Task goal
Track down each line that has the word "chart" and copy it.

Source data
※ ※ ※

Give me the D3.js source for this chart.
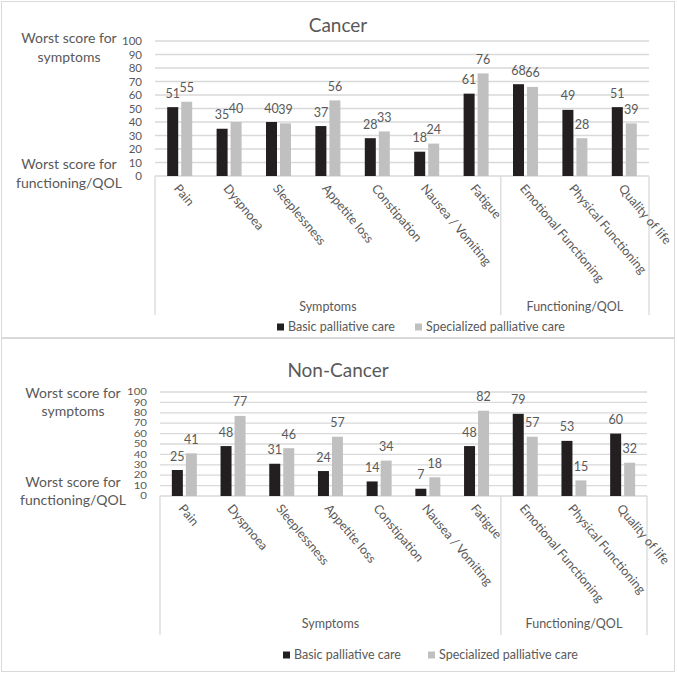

※ ※ ※

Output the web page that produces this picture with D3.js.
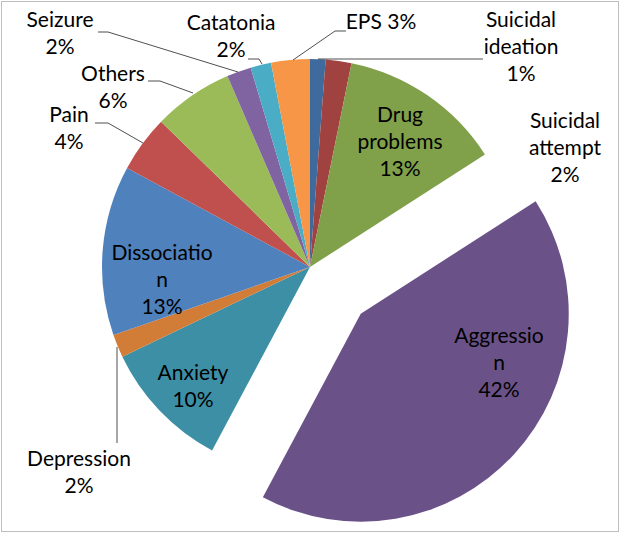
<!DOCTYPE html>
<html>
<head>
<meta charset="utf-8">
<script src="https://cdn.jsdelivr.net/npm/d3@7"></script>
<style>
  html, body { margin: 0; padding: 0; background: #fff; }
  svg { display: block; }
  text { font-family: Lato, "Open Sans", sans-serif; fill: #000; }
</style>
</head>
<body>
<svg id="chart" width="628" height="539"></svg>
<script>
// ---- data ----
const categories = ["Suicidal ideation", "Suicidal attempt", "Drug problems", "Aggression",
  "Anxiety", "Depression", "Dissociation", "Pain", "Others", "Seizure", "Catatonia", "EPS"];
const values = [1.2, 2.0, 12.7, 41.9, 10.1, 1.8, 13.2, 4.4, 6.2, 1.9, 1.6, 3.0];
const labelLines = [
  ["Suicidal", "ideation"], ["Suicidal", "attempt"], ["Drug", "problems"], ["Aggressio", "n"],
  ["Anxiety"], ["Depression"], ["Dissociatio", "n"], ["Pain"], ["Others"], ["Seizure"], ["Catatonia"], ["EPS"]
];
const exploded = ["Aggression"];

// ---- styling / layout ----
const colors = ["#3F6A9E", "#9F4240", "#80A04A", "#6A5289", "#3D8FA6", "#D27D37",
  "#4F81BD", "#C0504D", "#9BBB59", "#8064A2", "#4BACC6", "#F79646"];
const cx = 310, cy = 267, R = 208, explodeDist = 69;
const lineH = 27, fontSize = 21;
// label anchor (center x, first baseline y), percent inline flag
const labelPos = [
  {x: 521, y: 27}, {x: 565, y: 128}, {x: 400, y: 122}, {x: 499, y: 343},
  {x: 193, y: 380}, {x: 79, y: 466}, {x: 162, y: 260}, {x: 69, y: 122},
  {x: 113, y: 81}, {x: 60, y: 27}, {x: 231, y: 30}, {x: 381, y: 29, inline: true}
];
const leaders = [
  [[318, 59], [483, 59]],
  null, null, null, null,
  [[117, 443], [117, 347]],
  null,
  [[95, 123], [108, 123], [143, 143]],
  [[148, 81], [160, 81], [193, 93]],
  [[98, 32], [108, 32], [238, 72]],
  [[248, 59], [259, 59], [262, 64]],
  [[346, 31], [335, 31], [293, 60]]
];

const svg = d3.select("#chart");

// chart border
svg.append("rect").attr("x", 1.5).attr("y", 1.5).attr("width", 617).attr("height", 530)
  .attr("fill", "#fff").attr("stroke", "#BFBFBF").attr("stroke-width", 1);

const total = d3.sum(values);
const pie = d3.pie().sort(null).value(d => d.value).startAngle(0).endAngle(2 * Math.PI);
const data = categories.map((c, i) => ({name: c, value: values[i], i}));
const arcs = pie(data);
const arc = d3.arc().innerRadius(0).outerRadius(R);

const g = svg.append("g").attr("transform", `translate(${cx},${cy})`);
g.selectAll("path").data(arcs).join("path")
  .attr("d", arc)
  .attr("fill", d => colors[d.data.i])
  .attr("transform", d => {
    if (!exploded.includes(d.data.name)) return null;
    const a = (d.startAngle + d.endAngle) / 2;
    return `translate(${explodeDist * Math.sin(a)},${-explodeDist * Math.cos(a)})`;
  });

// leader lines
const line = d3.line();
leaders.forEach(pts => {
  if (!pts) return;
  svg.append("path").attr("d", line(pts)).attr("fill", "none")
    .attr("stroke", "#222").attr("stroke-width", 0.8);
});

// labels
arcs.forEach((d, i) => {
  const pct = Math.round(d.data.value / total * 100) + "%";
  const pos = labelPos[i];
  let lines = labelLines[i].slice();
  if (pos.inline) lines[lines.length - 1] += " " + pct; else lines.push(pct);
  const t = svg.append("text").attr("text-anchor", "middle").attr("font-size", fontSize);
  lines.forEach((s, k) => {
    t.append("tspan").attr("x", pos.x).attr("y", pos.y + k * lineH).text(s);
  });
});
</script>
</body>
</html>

※ ※ ※

Answer to the task
Give me the D3.js source for this chart.
<svg id="chart" width="628" height="539"></svg>
const svg = d3.select("#chart");
// chart border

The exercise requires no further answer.